Tue, 16 Aug 2022

The first thing to know: Long convoys of Russian military trucks, tanks, towed artillery, and other weapons are moving away from Ukraine's Donbas region, headed southwest -- and in at least one case, headed northwest from the Russian-occupied port of Mariupol.

The second thing to know: Bridges, ammunition depots, and rail links are being targeted with growing frequency in Ukraine's southern regions, hit by Ukrainian forces with powerful Western-supplied weapons.

The most important thing to know: Russia's war on Ukraine is about to enter a new phase, if it hasn't already, with the heaviest fighting shifting to a roughly 350-kilometer front line stretching southwest from near Zaporizhzhya to Kherson, paralleling the Dnieper River.

The fight for the city of Kherson alone "could prove decisive in determining the ultimate outcome of the war," according to at least one account.

"The south is key," said Peter Zwack, a retired U.S. Army general who served as defense attache at the U.S. Embassy in Moscow.

"It's more than just a test, from Kyiv's perspective," he told RFE/RL. "The fight in the south is existential. Certainly [the Ukrainians] are refining their forces, bringing in new men, equipment, but first and foremost, it's existential. They've got to get the Russians out of the south now -- before everything hardens, coalesces, they've got to push them out."

Already, Ukrainian officials are pointing to a growing number of villages and towns in the Kherson region that have been recaptured. The region's head, Dmytro Butriy, said on national TV on August 2 that 53 settlements there had been recaptured since the start of the invasion - nine of them over the previous 24 hours.

Ukrainian commanders said that Russian forces were massing in the south in preparation for an assault -- possibly in response to, or anticipation of, Ukraine's counteroffensive.

Ukrainian artillery and long-range rockets have also hit a growing number of targets of strategic importance to Russia in the Kherson region, including bridges, and more recently, a railroad spur that links it to Russian-occupied Crimea.

Counteroffensive In Southern Ukraine

"You all have been reporting on the advances that the Ukrainians are making around Kherson -- and we have seen [them]," a senior U.S. Pentagon official said last week, "and they're not large, giant advances but they are certainly advances against the Russians."

"I don't know if it's a part of a counteroffensive," the official said at a briefing for journalists. "I know they're making offensive gains. And they are doing so, you know, against a Russian force that...looks like they are ill-prepared for it."

First To Fall

In the first weeks after Russia invaded on February 24, much of the fighting was concentrated in the north, near Kyiv, and in the south along the Sea of Azov coast, around Mariupol. Ukraine won in the north, driving Russian forces back across the border. Russia made substantial gains in the south, including seizing Kherson, which had a pre-invasion population of around 300,000 and was the first major Ukrainian city to be taken. Mariupol was captured after a brutal siege.

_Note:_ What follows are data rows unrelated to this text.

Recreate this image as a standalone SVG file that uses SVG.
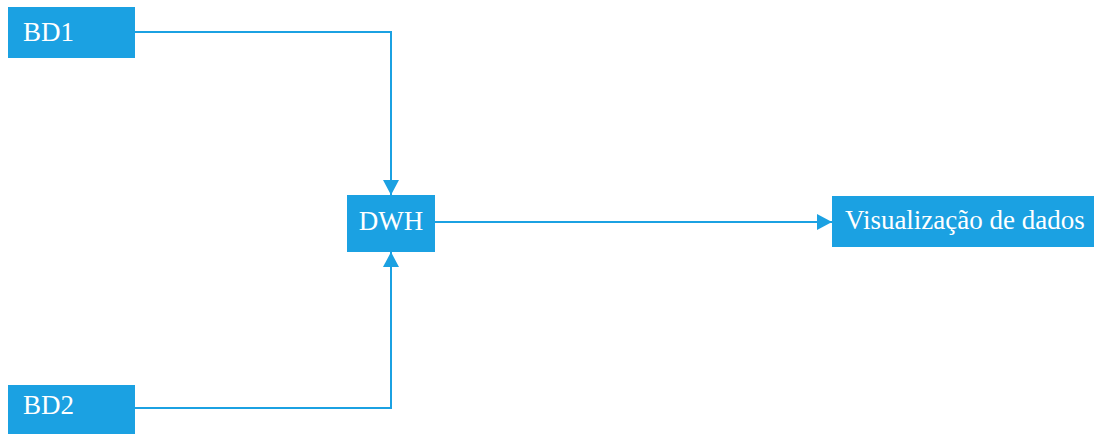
<svg xmlns="http://www.w3.org/2000/svg" width="1094" height="434" viewBox="0 0 1094 434">
  <defs>
    <style>
      .box { fill: #1ba1e2; }
      .label { fill: #ffffff; font-family: "Liberation Serif", "Times New Roman", serif; font-size: 27px; }
      .link { fill: none; stroke: #1ba1e2; stroke-width: 2; }
    </style>
    <marker id="arrow" viewBox="0 0 15 16" refX="15" refY="8" markerWidth="15" markerHeight="16" markerUnits="userSpaceOnUse" orient="auto">
      <path d="M0,0 L15,8 L0,16 Z" fill="#1ba1e2"/>
    </marker>
  </defs>

  <rect width="1094" height="434" fill="#ffffff"/>

  <g id="connectors">
    <path class="link" d="M135,32 H391 V195" marker-end="url(#arrow)"/>
    <path class="link" d="M135,408 H391 V252" marker-end="url(#arrow)"/>
    <path class="link" d="M435,222 H832" marker-end="url(#arrow)"/>
  </g>

  <g id="bd1">
    <rect class="box" x="8" y="7" width="127" height="51"/>
    <text class="label" x="23" y="41">BD1</text>
  </g>

  <g id="bd2">
    <rect class="box" x="8" y="385" width="127" height="51"/>
    <text class="label" x="23" y="414">BD2</text>
  </g>

  <g id="dwh">
    <rect class="box" x="347" y="195" width="88" height="57"/>
    <text class="label" x="391" y="230" text-anchor="middle">DWH</text>
  </g>

  <g id="visualizacao">
    <rect class="box" x="832" y="196" width="262" height="51"/>
    <text class="label" x="845" y="229">Visualização de dados</text>
  </g>
</svg>
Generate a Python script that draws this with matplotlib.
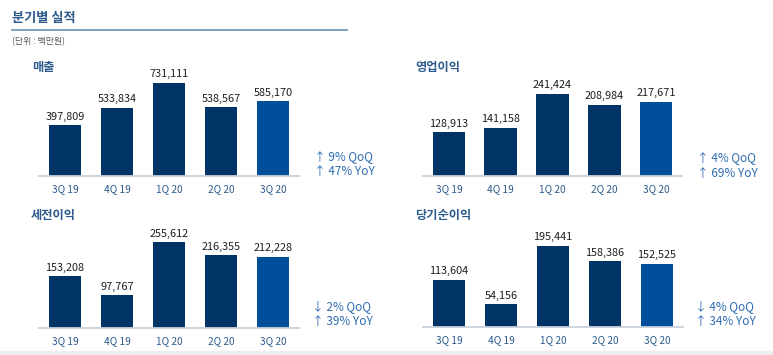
import matplotlib
matplotlib.use("Agg")
import matplotlib.pyplot as plt
from matplotlib.lines import Line2D

plt.rcParams['font.family'] = ['Noto Sans CJK KR', 'DejaVu Sans']

W, H = 773, 355

quarters = ["3Q 19", "4Q 19", "1Q 20", "2Q 20", "3Q 20"]
revenue = [397809, 533834, 731111, 538567, 585170]
op_income = [128913, 141158, 241424, 208984, 217671]
pretax_income = [153208, 97767, 255612, 216355, 212228]
net_income = [113604, 54156, 195441, 158386, 152525]

panel_titles = ["매출", "영업이익", "세전이익", "당기순이익"]
qoq_lines = ["↑ 9% QoQ", "↑ 4% QoQ", "↓ 2% QoQ", "↓ 4% QoQ"]
yoy_lines = ["↑ 47% YoY", "↑ 69% YoY", "↑ 39% YoY", "↑ 34% YoY"]
series = [revenue, op_income, pretax_income, net_income]

fig = plt.figure(figsize=(W / 100, H / 100), dpi=100)
fig.patch.set_facecolor("white")

def fx(x):
    return x / W

def fy(y):
    return 1 - y / H

title_col = "#2c5a8c"
bar_col = "#003366"
last_col = "#014f9a"
ann_col = "#2f6cb3"

# header
fig.text(fx(12), fy(18), "분기별 실적", fontsize=9.5, fontweight="bold",
         color=title_col, va="center", ha="left")
fig.add_artist(Line2D([fx(12), fx(347)], [fy(29.5), fy(29.5)],
                      color="#6a8db5", lw=1.2, transform=fig.transFigure))
fig.text(fx(12), fy(42), "(단위 : 백만원)", fontsize=6.4, color="#555555",
         va="center", ha="left")
# bottom gray strip
fig.add_artist(Line2D([0, 1], [fy(353), fy(353)], color="#eeeeee", lw=3,
                      transform=fig.transFigure))

# layout in pixels: (left, right, baseline, title_x, title_y, ann_x, ann_y1, ann_y2, px_for_max)
layout = [
    (39, 299, 176, 32, 68, 314, 158, 172, 93.3),
    (423, 682, 176, 415, 68, 697, 159, 173, 82.4),
    (39, 299, 328, 31, 215, 312, 307, 321, 86.0),
    (423, 683, 327, 415, 215, 695, 307, 321, 81.3),
]

ax_h = 110
for vals, ttl, q, y, (l, r, base, tx, ty, axx, ay1, ay2, pxmax) in zip(
        series, panel_titles, qoq_lines, yoy_lines, layout):
    ax = fig.add_axes([fx(l), (H - base) / H, (r - l) / W, ax_h / H])
    colors = [bar_col] * (len(vals) - 1) + [last_col]
    xs = range(len(vals))
    bars = ax.bar(xs, vals, width=0.63, color=colors)
    ax.set_xlim(-0.5, len(vals) - 0.5)
    ax.set_ylim(0, max(vals) * ax_h / pxmax)
    for b, v in zip(bars, vals):
        ax.annotate(f"{v:,}", (b.get_x() + b.get_width() / 2, b.get_height()),
                    xytext=(0, 2.5), textcoords="offset points",
                    ha="center", va="bottom", fontsize=7.8, color="#1e1e1e",
                    fontweight="medium")
    ax.set_xticks(list(xs))
    ax.set_xticklabels(quarters, fontsize=7.3, color=title_col)
    ax.tick_params(axis="x", length=0, pad=6)
    ax.set_yticks([])
    for s in ["top", "right", "left"]:
        ax.spines[s].set_visible(False)
    ax.spines["bottom"].set_color("#c9d1dc")
    ax.spines["bottom"].set_linewidth(1.3)
    ax.patch.set_alpha(0)

    fig.text(fx(tx), fy(ty), ttl, fontsize=8.8, fontweight="bold",
             color=title_col, va="center", ha="left")
    fig.text(fx(axx), fy(ay1), q, fontsize=8.5, color=ann_col, va="center", ha="left")
    fig.text(fx(axx), fy(ay2), y, fontsize=8.5, color=ann_col, va="center", ha="left")

fig.savefig("out.png", dpi=100)
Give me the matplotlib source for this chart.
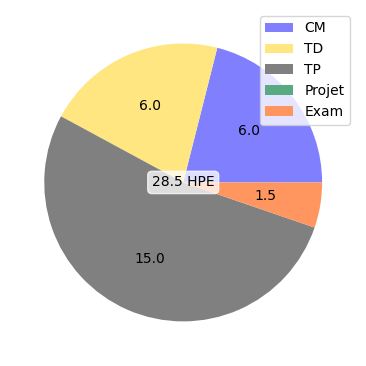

The focus then shifted east, to the Donbas, where Russia regrouped and then pummeled Ukrainian troops with withering artillery and rocket fire and brutal urban warfare. Ukrainian forces were forced to retreat. Russia seized major Luhansk region cities, before taking an "operational pause."

In the south, however, for weeks, Ukrainian forces have made small, incremental gains in the Kherson region, which straddles the Dnieper. The river has been a natural defensive barrier, and the advances Ukrainian forces have made have been on the northern side, or right bank.

The Antonivsky Bridge across the Dnieper River near the Russian-held city of Kherson has been badly damaged by Ukrainian strikes.

Now, according to military experts, eyewitness reports, social media accounts, and Western intelligence, both Ukraine and Russia are girding for a new concentration of fighting along the Dnieper.

In the Kherson and Zaporizhzhya regions, Russia's southern grouping is built around the 49th Combined Arms Army, along with mechanized and paratroopers brigades as well as some units that have been mobilized from the occupied parts of the Donetsk and Luhansk regions.

Ukraine's military intelligence agency said on August 2 that a new battalion tactical group, which comprises between 800 and 1,000 troops, had deployed to Crimea and would be sent into the Kherson region in the coming days.

Russian positions on the northern bank of the Dnieper were untenable and vulnerable, according to Mykola Byelyeskov, a research fellow at the National Institute for Strategic Studies, a Ukrainian government think tank. That's due in large part to Ukraine's use of U.S.-supplied M142 High Mobility Artillery Rocket Systems, known as HIMARS.